Joél Leon (36:24): That’d be great. I mean, if people want more, that’s awesome. Instagram is always going to be the best place because I have my weekly series with Ebony.com Sunday Manifest. So they share that on their channel. I post about it generally every week that it goes up on each Sunday. The link in my bio is always going to be probably the most updated information. That’s going to be my website. That’s going to be a show or like a podcast, right. Or whatever the case is. The link in the bio is going to take you everywhere you need to go and everywhere hopefully you want to be. And then the Twitter, JoelakaMaG. That used to be my rap name, MaG, for those who were wondering, shorthand for MacGyver because MacGyver, if you gave him anything, he can make something happen. So, that’s what I felt like.

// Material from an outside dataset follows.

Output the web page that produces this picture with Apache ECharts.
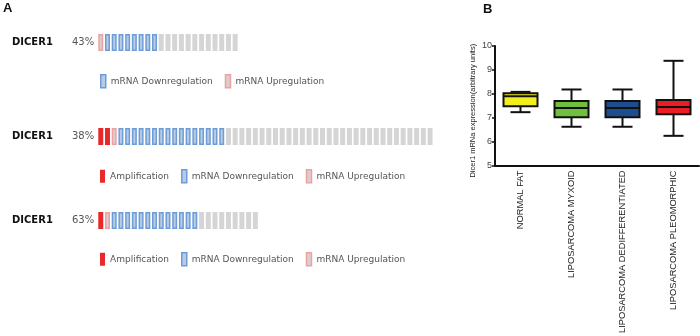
<!DOCTYPE html>
<html>
<head>
<meta charset="utf-8">
<script src="https://cdn.jsdelivr.net/npm/echarts@6/dist/echarts.min.js"></script>
<style>
  html, body { margin: 0; padding: 0; background: #fff; }
  #main { width: 700px; height: 336px; }
</style>
</head>
<body>
<div id="main"></div>
<script>
// panel A - oncoprint rows, one per dataset
var geneNames = ['DICER1', 'DICER1', 'DICER1'];
var sampleCount = [21, 50, 24];
var ampCount = [0, 2, 1];
var upCount = [1, 1, 1];
var downCount = [8, 16, 13];

// panel B - box plot
var groups = ['NORMAL FAT', 'LIPOSARCOMA MYXOID', 'LIPOSARCOMA DEDIFFERENTIATED', 'LIPOSARCOMA PLEOMORPHIC'];
var boxMin = [7.23, 6.62, 6.62, 6.24];
var boxQ1 = [7.48, 7.02, 7.02, 7.14];
var boxMedian = [7.9, 7.4, 7.4, 7.45];
var boxQ3 = [8.02, 7.7, 7.7, 7.74];
var boxMax = [8.08, 8.18, 8.18, 9.38];
var yTicks = [5, 6, 7, 8, 9, 10];

var boxColors = ['#f3ee1a', '#6fc03f', '#1e4d8e', '#ec1e25'];

var chart = echarts.init(document.getElementById('main'));

// layout of the oncoprint rows
var rowTop = [34, 128, 212];
var rowLegendTop = [74, 169, 252];
var cellPitch = 6.72;
var cellLeft = 97.4;

var typeNames = {
  amp: 'Amplification',
  down: 'mRNA Downregulation',
  up: 'mRNA Upregulation',
  none: 'Unaltered'
};
var typeStyle = {
  none: { color: '#d5d5d5' },
  amp: { color: '#e8282b' },
  up: { color: '#d8d0d0', borderColor: '#efa0a0', borderWidth: 1.5 },
  down: { color: '#b9cbe3', borderColor: '#6c9dd8', borderWidth: 1.5 }
};

var grids = [], xAxes = [], yAxes = [], series = [], legends = [], graphics = [];

for (var r = 0; r < 3; r++) {
  var cells = [];
  for (var i = 0; i < ampCount[r]; i++) cells.push('amp');
  for (i = 0; i < upCount[r]; i++) cells.push('up');
  for (i = 0; i < downCount[r]; i++) cells.push('down');
  while (cells.length < sampleCount[r]) cells.push('none');

  grids.push({ left: cellLeft, top: rowTop[r], width: sampleCount[r] * cellPitch, height: 17 });
  xAxes.push({ type: 'category', gridIndex: r, data: cells.map(function (c, k) { return k; }), show: false });
  yAxes.push({ type: 'value', gridIndex: r, min: 0, max: 1, show: false });

  ['none', 'amp', 'up', 'down'].forEach(function (t) {
    series.push({
      name: typeNames[t],
      type: 'bar',
      xAxisIndex: r,
      yAxisIndex: r,
      barWidth: 5,
      barGap: '-100%',
      silent: true,
      itemStyle: typeStyle[t],
      data: cells.map(function (c) { return c === t ? 1 : '-'; })
    });
  });

  var legendData = [];
  if (ampCount[r] > 0) legendData.push({ name: typeNames.amp, itemStyle: typeStyle.amp });
  legendData.push({ name: typeNames.down, itemStyle: typeStyle.down });
  legendData.push({ name: typeNames.up, itemStyle: typeStyle.up });
  legends.push({
    left: 100,
    top: rowLegendTop[r],
    padding: 0,
    itemWidth: 5,
    itemHeight: 13,
    itemGap: 12,
    selectedMode: false,
    icon: 'rect',
    textStyle: { fontFamily: 'DejaVu Sans', fontSize: 9, color: '#555' },
    data: legendData
  });

  var altered = ampCount[r] + upCount[r] + downCount[r];
  graphics.push({
    type: 'text', left: 12, top: rowTop[r] + 3,
    style: { text: geneNames[r], font: 'bold 10px "DejaVu Sans"', fill: '#111' }
  });
  graphics.push({
    type: 'text', left: 72, top: rowTop[r] + 3,
    style: { text: Math.round(altered / sampleCount[r] * 100) + '%', font: '10px "DejaVu Sans"', fill: '#555' }
  });
}

graphics.push({ type: 'text', left: 3, top: 2, style: { text: 'A', font: 'bold 13px "Liberation Sans"', fill: '#111' } });
graphics.push({ type: 'text', left: 483, top: 3, style: { text: 'B', font: 'bold 13px "Liberation Sans"', fill: '#111' } });

// box plot grid
grids.push({ left: 495, top: 46, width: 204, height: 122 });
xAxes.push({
  type: 'category',
  gridIndex: 3,
  data: groups,
  axisLine: { lineStyle: { color: '#111', width: 2 } },
  axisTick: { alignWithLabel: true, length: 5, lineStyle: { color: '#111', width: 1.5 } },
  axisLabel: { rotate: 90, fontSize: 9.3, fontFamily: 'Liberation Sans', color: '#222', margin: 5, interval: 0 }
});
yAxes.push({
  type: 'value',
  gridIndex: 3,
  min: yTicks[0],
  max: yTicks[yTicks.length - 1],
  interval: 1,
  name: 'Dicer1 mRNa expression(arbitrary units)',
  nameLocation: 'middle',
  nameRotate: 90,
  nameGap: 18,
  nameTextStyle: { fontSize: 7.5, fontFamily: 'Liberation Sans', color: '#222', padding: [0, 10, 0, 0] },
  axisLine: { show: true, lineStyle: { color: '#111', width: 2 } },
  axisTick: { show: true, length: 3, lineStyle: { color: '#111', width: 1.5 } },
  axisLabel: { fontSize: 9, fontFamily: 'Liberation Sans', color: '#444', margin: 3 },
  splitLine: { show: false }
});

series.push({
  type: 'custom',
  xAxisIndex: 3,
  yAxisIndex: 3,
  silent: true,
  encode: { x: 0, y: [1, 2, 3, 4, 5] },
  data: groups.map(function (g, i) {
    return [i, boxMin[i], boxQ1[i], boxMedian[i], boxQ3[i], boxMax[i]];
  }),
  renderItem: function (params, api) {
    var x = api.value(0);
    var pMin = api.coord([x, api.value(1)]);
    var pQ1 = api.coord([x, api.value(2)]);
    var pMed = api.coord([x, api.value(3)]);
    var pQ3 = api.coord([x, api.value(4)]);
    var pMax = api.coord([x, api.value(5)]);
    var cx = pMed[0];
    var hb = 17, hc = 10;
    var line = { stroke: '#111', lineWidth: 2 };
    return {
      type: 'group',
      children: [
        { type: 'line', shape: { x1: cx, y1: pMax[1], x2: cx, y2: pQ3[1] }, style: line },
        { type: 'line', shape: { x1: cx, y1: pQ1[1], x2: cx, y2: pMin[1] }, style: line },
        { type: 'line', shape: { x1: cx - hc, y1: pMax[1], x2: cx + hc, y2: pMax[1] }, style: line },
        { type: 'line', shape: { x1: cx - hc, y1: pMin[1], x2: cx + hc, y2: pMin[1] }, style: line },
        {
          type: 'rect',
          shape: { x: cx - hb, y: pQ3[1], width: hb * 2, height: pQ1[1] - pQ3[1] },
          style: { fill: boxColors[params.dataIndex], stroke: '#111', lineWidth: 2 }
        },
        { type: 'line', shape: { x1: cx - hb, y1: pMed[1], x2: cx + hb, y2: pMed[1] }, style: line }
      ]
    };
  }
});

chart.setOption({
  animation: false,
  grid: grids,
  xAxis: xAxes,
  yAxis: yAxes,
  legend: legends,
  graphic: graphics,
  series: series
});
</script>
</body>
</html>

Lola Wright (37:13): I love that. Well, Joél, I speak so many blessings on your work. I’m grateful for it in my life. I just, I affirm. I know. I claim. I demand. The word ask in its Latin root actually means to demand. We relate to the word, ask, hopefully, something will happen over here. But it’s like, “No, speak that thing. Say that thing’.

Joél Leon (37:36): That’s beautiful to know and awesome. That is awesome.

Lola Wright (37:39): So many blessings on your work. Thank you for your willingness to hang with me, and I know that when we are back open for real, I would love to have you on a stage in Chicago.

Joél Leon (37:50): I would absolutely be there. Absolutely.

Lola Wright (37:55): If you enjoyed this show and would like to receive new episodes as they’re published, subscribe wherever you get your podcasts, and consider leaving a review in Apple Podcasts. Your review helps others find this show. You can follow me at Lola P. Wright on Instagram, Facebook, LinkedIn, and Twitter, and learn more about my work at lolawright.com. This episode was produced by Quinn Rose with theme music from independent music producer, Trey Royal

Joél Leon (38:29): And so like when you talk about that nuance, I think some of that…

Lola Wright (38:46): Are you living in an experience of all your worlds converging by virtue of young children and a pandemic and all the things?

Joél Leon (38:55): Everything is happening right now, right now in this moment in general.

Lola Wright (39:00): This is the moment when we practice for actually, right?

Joél Leon (39:05): Yes. This is exactly why we do the work. So we can show up.

Lola Wright (39:10): Is that West?

Joél Leon (39:11): Yes. This is West.

Lola Wright (39:13): Hi West.

Joél Leon (39:14): West do you want to say hi?